After lunch, we spent the late afternoon out and about in the city of Sulmona, where our cousin, Pasquale, showed us our great-grandfather’s house, different churches in the city, and the Confetti Pelino factory. Dinner that night consisted of homemade pizza made by Pasquale’s wife, Paola. The Di Placido’s have a wood-fired pizza oven in their basement, and the pizza was baked to perfection. On top of pizza, we had ascolano stuffed olives, fried provolone, more soppressata, dessert, or dolce, and more wine.
The following day, we drove up to the little town of Pacentro, which is only about a 10 minute drive from their home. Pacentro overlooks Sulmona, and with so many people in this area with roots in Pacentro, visiting there and walking around the town was very meaningful. We returned for another large lunch of homemade lasagna, fried breaded artichokes, and leftovers from the feast we had the night before.

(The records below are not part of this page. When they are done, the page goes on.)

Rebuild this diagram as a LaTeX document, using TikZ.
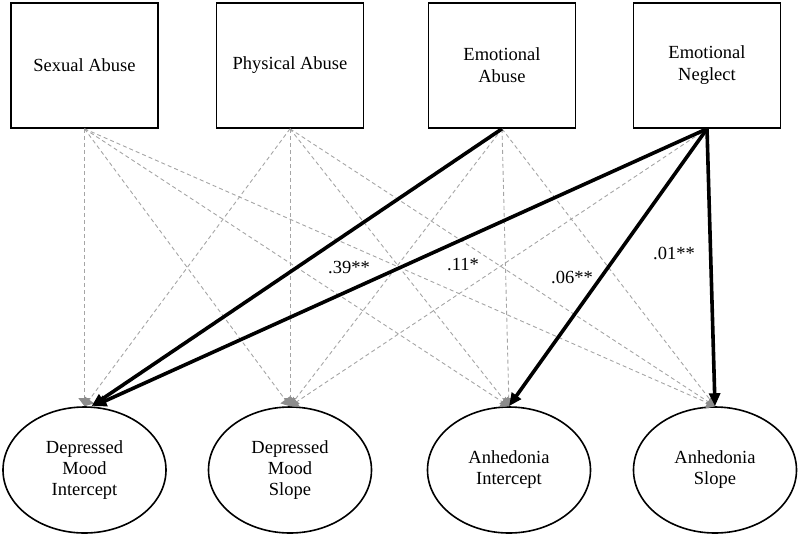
\documentclass[tikz,border=0pt]{standalone}
\usepackage{fontspec}
\setmainfont{Liberation Serif}
\usetikzlibrary{arrows.meta,shapes.geometric}
\definecolor{dgray}{RGB}{165,165,165}
\definecolor{hgray}{RGB}{140,140,140}
\begin{document}
\begin{tikzpicture}[x=1pt,y=-1pt,
  box/.style={draw,line width=1.6pt,minimum width=147pt,minimum height=125pt,align=center,inner sep=0pt,font=\fontsize{18.5}{22}\selectfont},
  lat/.style={draw,ellipse,line width=1.6pt,minimum width=163pt,minimum height=126pt,align=center,inner sep=0pt,font=\fontsize{18.5}{21}\selectfont},
  ns/.style={draw=dgray,dash pattern=on 4pt off 3pt,line width=0.9pt,-{Triangle[length=8pt,width=12pt,fill=hgray,color=hgray]}},
  sig/.style={draw=black,line width=3.6pt,-{Triangle[length=13pt,width=11pt]}},
  lab/.style={inner sep=0pt,font=\fontsize{18.5}{21}\selectfont}]
\useasboundingbox (0,0) rectangle (800,536);
\node[box] (SA) at (84.5,65.5) {\raisebox{-2pt}{Sexual Abuse}};
\node[box] (PA) at (290,65.5) {\raisebox{-2pt}{Physical Abuse}};
\node[box] (EA) at (502,65.5) {\raisebox{-2pt}{Emotional}\\\raisebox{-2pt}{Abuse}};
\node[box] (EN) at (707,65.5) {\raisebox{-2pt}{Emotional}\\\raisebox{-2pt}{Neglect}};
\node[lat] (DMI) at (84.5,470) {Depressed\\Mood\\Intercept};
\node[lat] (DMS) at (290,470) {Depressed\\Mood\\Slope};
\node[lat] (AI) at (509,470) {Anhedonia\\Intercept};
\node[lat] (AS) at (715,470) {Anhedonia\\Slope};
% non-significant paths
\foreach \s in {SA,PA}{
  \foreach \t in {DMI,DMS,AI,AS}{
    \draw[ns] (\s.south) -- (\t.north);
  }
}
\draw[ns] (EA.south) -- (DMS.north);
\draw[ns] (EA.south) -- (AI.north);
\draw[ns] (EA.south) -- (AS.north);
\draw[ns] (EN.south) -- (DMS.north);
% significant paths
\draw[sig] (EA.south) -- ([xshift=7pt]DMI.north);
\draw[sig] (EN.south) -- ([xshift=9pt]DMI.north);
\draw[sig] (EN.south) -- (AI.north);
\draw[sig] (EN.south) -- (AS.north);
\node[lab] (l1) at (349,268) {.39**};
\node[lab] (l2) at (463,265) {.11*};
\node[lab] (l3) at (572,277) {.06**};
\node[lab] (l4) at (674,253) {.01**};
\end{tikzpicture}
\end{document}
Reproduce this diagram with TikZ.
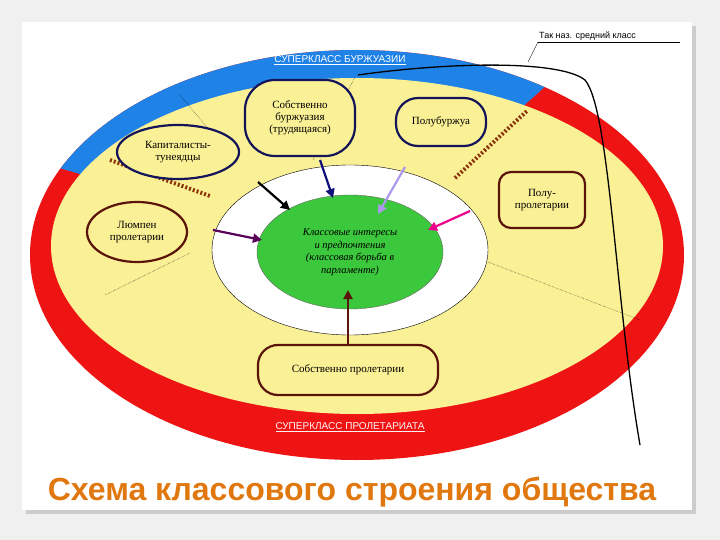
\documentclass[tikz,border=0pt]{standalone}
\usepackage{fontspec}
\setmainfont{Liberation Serif}
\newfontfamily\arialf{Liberation Sans}
\usetikzlibrary{arrows.meta,shapes.geometric}
\definecolor{ylw}{RGB}{250,240,150}
\definecolor{rd}{RGB}{238,20,20}
\definecolor{bl}{RGB}{30,130,230}
\definecolor{grn}{RGB}{60,200,60}
\definecolor{navy}{RGB}{20,20,90}
\definecolor{brn}{RGB}{90,20,10}
\definecolor{orng}{RGB}{225,120,15}
\tikzset{
 lbl/.style={font=\fontsize{11}{12}\selectfont, align=center},
 nv/.style={draw=navy, line width=2.2pt, fill=ylw, lbl},
 br/.style={draw=brn, line width=2.2pt, fill=ylw, lbl},
 arr/.style={line width=2.2pt,-{Triangle[length=9pt,width=9pt]}},
 sep/.style={draw=brn!70!orange, line width=4pt, dash pattern=on 2pt off 2pt},
 dots/.style={densely dotted, thin},
}
\begin{document}
\begin{tikzpicture}[x=1pt,y=-1pt]
\useasboundingbox (0,0) rectangle (720,540);
\fill[gray!12] (0,0) rectangle (720,540);
\fill[gray!40] (26,26) rectangle (696,514);
\fill[white] (22,22) rectangle (692,510);
% rings
\fill[rd] (357,255) ellipse [x radius=327, y radius=205];
\fill[bl] (357,255) -- ++(-55:327 and 205) arc[start angle=-55, end angle=-155, x radius=327, y radius=205] -- cycle;
\fill[ylw] (357,246) ellipse [x radius=306, y radius=168];
\draw[sep] (110,160) -- (210,196);
\draw[sep] (455,178) -- (528,110);
\draw[dots] (180,95) -- (237,163);
\draw[dots] (355,77) -- (313,160);
\draw[dots] (190,253) -- (105,295);
\draw[dots] (488,262) -- (640,320);
\fill[white] (350,250) ellipse [x radius=138, y radius=85];
\draw[thin] (350,250) ellipse [x radius=138, y radius=85];
\node[ellipse, fill=grn, draw=black!60, thin, minimum width=186, minimum height=114,
  font=\itshape\fontsize{10.5}{12.5}\selectfont, align=center, inner sep=0] (core) at (350,252)
  {Классовые интересы\\и предпочтения\\(классовая борьба в\\парламенте)};
\node[font=\arialf\fontsize{10}{12}\selectfont, text=white] (sb) at (340,60) {\underline{СУПЕРКЛАСС БУРЖУАЗИИ}};
\node[font=\arialf\fontsize{10}{12}\selectfont, text=white!85!pink] (sp) at (350,427) {\underline{СУПЕРКЛАСС ПРОЛЕТАРИАТА}};
% nodes
\node[nv, ellipse, minimum width=122, minimum height=54, inner sep=0] (kt) at (178,152) {Капиталисты-\\тунеядцы};
\node[nv, rounded corners=30, minimum width=110, minimum height=76] (sob) at (300,118) {Собственно\\буржуазия\\(трудящаяся)};
\node[nv, rounded corners=22, minimum width=90, minimum height=48] (pb) at (441,122) {Полубуржуа};
\node[br, rounded corners=12, minimum width=86, minimum height=56] (pp) at (542,200) {Полу-\\пролетарии};
\node[br, ellipse, minimum width=100, minimum height=60, inner sep=0] (lp) at (137,232) {Люмпен\\пролетарии};
\node[br, rounded corners=20, minimum width=180, minimum height=50] (sp2) at (348,370) {Собственно пролетарии};
% arrows
\coordinate (a1) at (258,182); \coordinate (a2) at (320,160); \coordinate (a3) at (405,167);
\coordinate (a4) at (470,211); \coordinate (a5) at (213,230);
\draw[arr, black] (a1) -- (290,210);
\draw[arr, navy!80!blue] (a2) -- (333,198);
\draw[arr, violet!40!blue!40!white] (a3) -- (378,214);
\draw[arr, magenta] (a4) -- (428,230);
\draw[arr, violet!70!black] (a5) -- (262,240);
\draw[arr, brn] (sp2.north) -- (348,290);
% middle class
\node[font=\arialf\fontsize{9}{10}\selectfont, anchor=south west, inner sep=1] (mc) at (538,42) {Так наз. средний класс};
\draw (mc.south west) -- (680,42);
\draw (mc.south west) -- (528,62);
\draw[line width=1.3pt] (358,75) .. controls (450,62) and (560,60) .. (585,80)
  .. controls (610,110) and (615,300) .. (640,445);
% title
\node[font=\arialf\bfseries\fontsize{32}{34}\selectfont, text=orng] (title) at (352,492) {Схема классового строения общества};
\end{tikzpicture}
\end{document}
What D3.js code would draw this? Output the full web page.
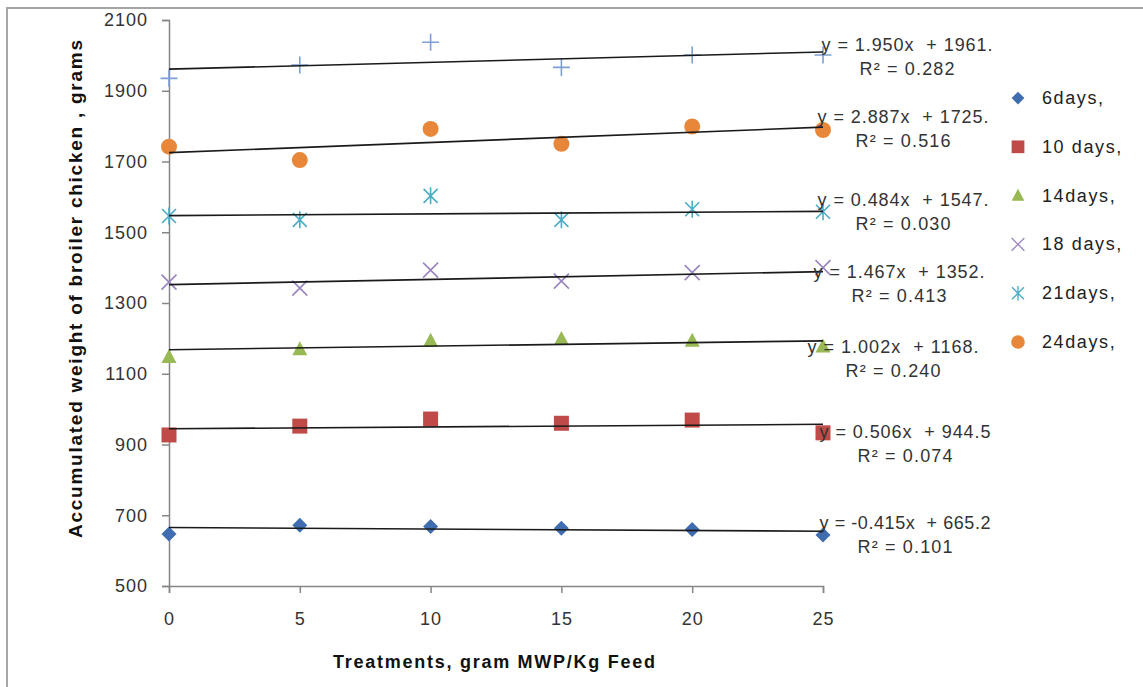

It was harder than I expected when it was time to depart and return to Rome. After all, we had an audience with Pope Francis later that day in Saint Peter’s Basilica. But the emotions were very high and tears began to flow. Unless you’ve done it, it’s hard to explain or describe the feeling of leaving your family that lives 4,000 miles away, especially family that is so hospitable, loving, and generous. You just don’t know when or if you will see them again. It was 10 years between visits for me, and I promised them it would not be that long until I return. While I love living in the United States (and western Pennsylvania), a part of my heart will always be in Sulmona. Fino a quando ci incontriamo di nuovo…grazie, grazie, grazie!